Order of acquittal passed by first Appellate Court cannot be reversed, merely because re-appreciation of evidence leads to another possible view, unless view taken for acquittal is manifestly illegal



Aggrieved by the Judgment passed by the learned Fast Track Court Judge, the State has preferred present appeal. By the impugned Judgment and Order, the Fast Track Court set aside the order of conviction and sentence passed by the learned Civil Judge. Police charge-sheeted the accused in Crime for the offences punishable under Sections 324, 326, 504 and 506 of Indian Penal Code, 1860 (IPC). Question involved in present case is whether the prosecution has proved beyond reasonable doubt the charges brought against the accused, warranting interference of this Court in the order of acquittal passed by the First Appellate Court.

It is the settled position of law that, the scope of interference under Section 378 of Code of Criminal Procedure, 1973(CrPC) at the appellate stage in an order of acquittal is limited. Unless it is shown that the order of acquittal suffers manifest illegality, it cannot be interfered. The impugned order of acquittal passed by the first appellate Court cannot be reversed, merely because re-appreciation of evidence leads to another possible view, unless the view taken for acquittal is shown to be manifestly illegal. Whenever two views are possible, the view which is favourable to the accused is to be accepted.

The Investigating Officer does not cite the wife of the accused as charge sheet witness. The incident is stated to have been taken place at 8.00 p.m. in a tiny village. Therefore, the Investigating Officer could have examined any other independent witness to ascertain the occurrence of the incident. P.W. 4 who is cited as res gestae witness does not support the prosecution version that, he saw the accused and the injured victims together and in that regard he has given statement.

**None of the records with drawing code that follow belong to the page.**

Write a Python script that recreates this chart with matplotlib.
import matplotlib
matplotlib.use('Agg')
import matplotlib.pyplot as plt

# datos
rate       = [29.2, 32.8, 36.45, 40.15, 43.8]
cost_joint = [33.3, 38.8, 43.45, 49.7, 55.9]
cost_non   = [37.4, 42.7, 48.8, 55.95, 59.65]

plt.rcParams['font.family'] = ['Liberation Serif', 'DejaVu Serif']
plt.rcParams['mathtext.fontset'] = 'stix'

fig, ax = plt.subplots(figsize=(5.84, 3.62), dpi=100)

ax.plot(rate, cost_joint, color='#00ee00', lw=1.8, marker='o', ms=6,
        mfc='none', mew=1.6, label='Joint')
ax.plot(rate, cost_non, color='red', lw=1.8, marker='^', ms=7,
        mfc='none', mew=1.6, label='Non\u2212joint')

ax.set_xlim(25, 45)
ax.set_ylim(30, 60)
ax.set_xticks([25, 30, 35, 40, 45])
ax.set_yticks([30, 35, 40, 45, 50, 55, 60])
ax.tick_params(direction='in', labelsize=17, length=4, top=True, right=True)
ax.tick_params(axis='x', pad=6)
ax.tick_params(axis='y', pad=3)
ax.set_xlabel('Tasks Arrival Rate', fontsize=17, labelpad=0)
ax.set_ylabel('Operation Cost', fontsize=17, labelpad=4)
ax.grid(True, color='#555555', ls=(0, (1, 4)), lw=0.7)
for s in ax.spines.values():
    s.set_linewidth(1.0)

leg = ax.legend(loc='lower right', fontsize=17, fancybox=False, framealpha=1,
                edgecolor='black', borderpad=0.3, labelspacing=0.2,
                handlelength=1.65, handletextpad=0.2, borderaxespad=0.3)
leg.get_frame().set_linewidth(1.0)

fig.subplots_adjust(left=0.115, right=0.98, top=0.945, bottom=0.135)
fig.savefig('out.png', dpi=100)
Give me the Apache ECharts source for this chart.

It has also come in the evidence that, there was previous ill-will between the Accused and P.Ws. 1 and 2. In view of this evidence, delay in filing the complaint assumes significance. In the absence of non-examination of residents of the houses surrounding the scene of occurrence and wife of the accused to prove the presence of Accused and P.W. 1 to P.W. 3 at the scene of occurrence at the time of the alleged incident, said fact becomes doubtful. Regarding admission of P.W. 3 in her cross-examination that, she is a tutored eyewitness and the admitted fact of she being their farm servant, her presence at the scene of occurrence becomes doubtful.

The trial Court without taking into consideration the material inconsistencies in the evidence of the witnesses, more importantly P.Ws. 1 to 3, 7 and 8, proceeded to hold that, P.Ws. 1 and 2 being the injured-witnesses and P.W. 3 being the eye-witness, their evidence shall be believed and their evidence is further corroborated by the evidence of P.W. 7. The evidence of P.Ws. 1 to 3, 7 and 8 is not appreciated by the trial Court in proper perspective.

The Trial Court has failed to note that, genesis of the complaint/first information itself is suppressed and the charge is not proved beyond reasonable doubt. The first appellate Court taking into consideration all these aspects, on re-appreciation of the evidence rightly reversed the order of conviction and sentence passed by the Trial Court. The impugned Judgment and Order do not call for interference by this Court.